[START]

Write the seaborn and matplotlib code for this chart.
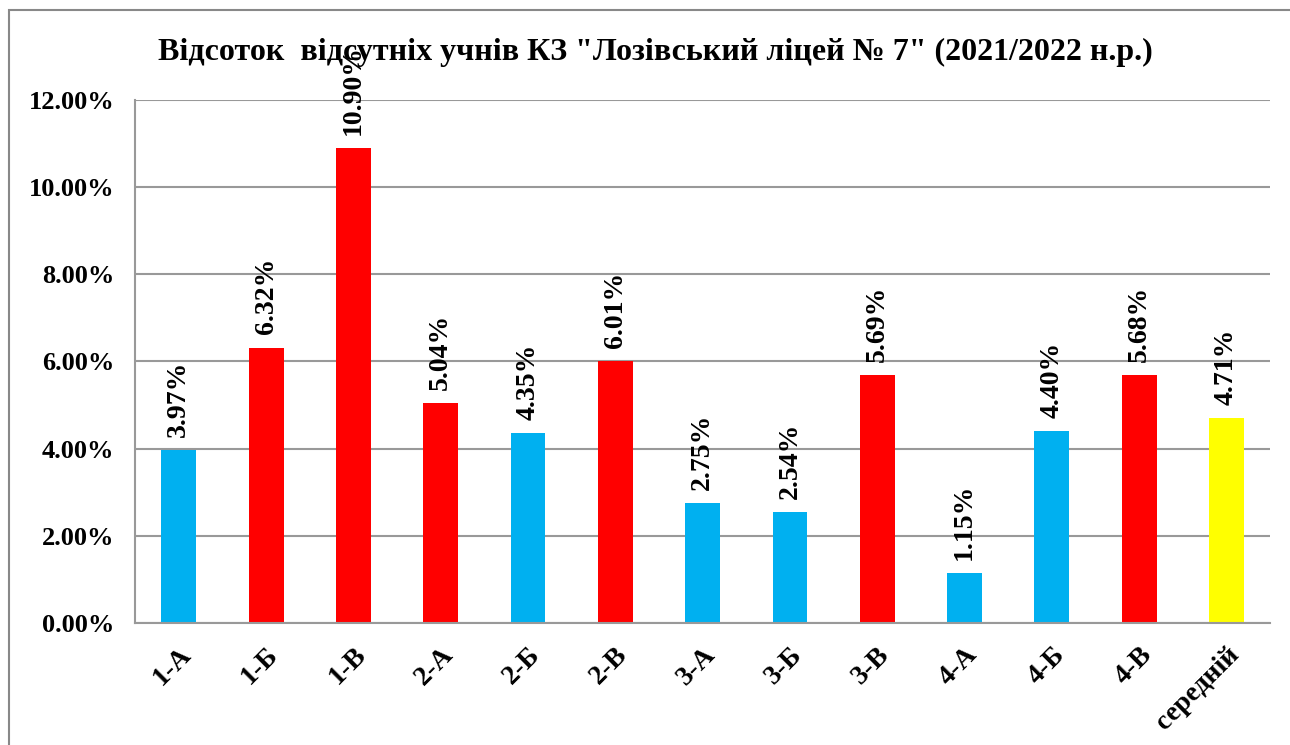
import matplotlib
matplotlib.use("Agg")
import matplotlib.pyplot as plt
import seaborn as sns
import pandas as pd
from matplotlib.patches import Rectangle
from matplotlib.ticker import FuncFormatter, MultipleLocator

categories = ["1-А", "1-Б", "1-В", "2-А", "2-Б", "2-В", "3-А", "3-Б", "3-В", "4-А", "4-Б", "4-В", "середній"]
values = [3.97, 6.32, 10.90, 5.04, 4.35, 6.01, 2.75, 2.54, 5.69, 1.15, 4.40, 5.68, 4.71]
colors = ["#00B0F0", "#FF0000", "#FF0000", "#FF0000", "#00B0F0", "#FF0000", "#00B0F0",
          "#00B0F0", "#FF0000", "#00B0F0", "#00B0F0", "#FF0000", "#FFFF00"]
title = "Відсоток  відсутніх учнів КЗ \"Лозівський ліцей № 7\" (2021/2022 н.р.)"

sns.set_style("white")
plt.rcParams['font.family'] = ['Liberation Serif', 'DejaVu Serif']
plt.rcParams['font.weight'] = 'bold'
plt.rcParams['text.color'] = 'black'
plt.rcParams['xtick.labelcolor'] = 'black'
plt.rcParams['ytick.labelcolor'] = 'black'

df = pd.DataFrame({"cat": categories, "val": values})

fig = plt.figure(figsize=(12.9, 7.45), dpi=100)
ax = fig.add_axes([0.1047, 0.1638, 0.88, 0.7020])

sns.barplot(data=df, x="cat", y="val", hue="cat", palette=colors, legend=False,
            width=0.4, saturation=1, linewidth=0, ax=ax)

ax.set_ylim(0, 12)
ax.set_xlim(-0.5, len(categories) - 0.5)
ax.yaxis.set_major_locator(MultipleLocator(2))
ax.yaxis.set_major_formatter(FuncFormatter(lambda v, p: f"{v:.2f}%"))
ax.grid(axis="y", color="#999999", linewidth=1.5)
ax.set_axisbelow(True)
for s in ["top", "right"]:
    ax.spines[s].set_visible(False)
for s in ["left", "bottom"]:
    ax.spines[s].set_color("#999999")
    ax.spines[s].set_linewidth(1.5)

ax.set_xlabel("")
ax.set_ylabel("")
ax.set_xticks(range(len(categories)))
ax.set_xticklabels(categories, rotation=45, ha="right", rotation_mode="anchor",
                   fontsize=20, fontweight="bold", color="black")
ax.tick_params(axis="x", length=0, pad=14)
ax.set_xticks([i - 0.5 for i in range(len(categories) + 1)], minor=True)
ax.tick_params(axis="x", which="minor", length=7, width=1.5, color="#999999", direction="out")
ax.tick_params(axis="y", length=7, width=1.5, color="#999999", direction="out",
               labelsize=19, pad=8, labelcolor="black")
for lab in ax.get_yticklabels():
    lab.set_fontweight("bold")

for i, v in enumerate(values):
    ax.text(i, v + 0.3, f"{v:.2f}%", rotation=90, ha="center", va="bottom",
            fontsize=20, fontweight="bold", color="black")

fig.text(0.508, 0.930, title, ha="center", va="center", fontsize=23, fontweight="bold",
         color="black")

frame = Rectangle((0.007, -0.1), 1.2, 0.1 + 0.9866, transform=fig.transFigure,
                  fill=False, edgecolor="#888888", linewidth=1.5)
fig.patches.append(frame)

fig.savefig("out.png", dpi=100)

[END]

Omitting all pictures, restate exactly the lines of the material from its start through the line that contains "ax = fig.add_axes([0.1047, 0.1638, 0.88, 0.7020])".

Write the seaborn and matplotlib code for this chart.
import matplotlib
matplotlib.use("Agg")
import matplotlib.pyplot as plt
import seaborn as sns
import pandas as pd
from matplotlib.patches import Rectangle
from matplotlib.ticker import FuncFormatter, MultipleLocator

categories = ["1-А", "1-Б", "1-В", "2-А", "2-Б", "2-В", "3-А", "3-Б", "3-В", "4-А", "4-Б", "4-В", "середній"]
values = [3.97, 6.32, 10.90, 5.04, 4.35, 6.01, 2.75, 2.54, 5.69, 1.15, 4.40, 5.68, 4.71]
colors = ["#00B0F0", "#FF0000", "#FF0000", "#FF0000", "#00B0F0", "#FF0000", "#00B0F0",
          "#00B0F0", "#FF0000", "#00B0F0", "#00B0F0", "#FF0000", "#FFFF00"]
title = "Відсоток  відсутніх учнів КЗ \"Лозівський ліцей № 7\" (2021/2022 н.р.)"

sns.set_style("white")
plt.rcParams['font.family'] = ['Liberation Serif', 'DejaVu Serif']
plt.rcParams['font.weight'] = 'bold'
plt.rcParams['text.color'] = 'black'
plt.rcParams['xtick.labelcolor'] = 'black'
plt.rcParams['ytick.labelcolor'] = 'black'

df = pd.DataFrame({"cat": categories, "val": values})

fig = plt.figure(figsize=(12.9, 7.45), dpi=100)
ax = fig.add_axes([0.1047, 0.1638, 0.88, 0.7020])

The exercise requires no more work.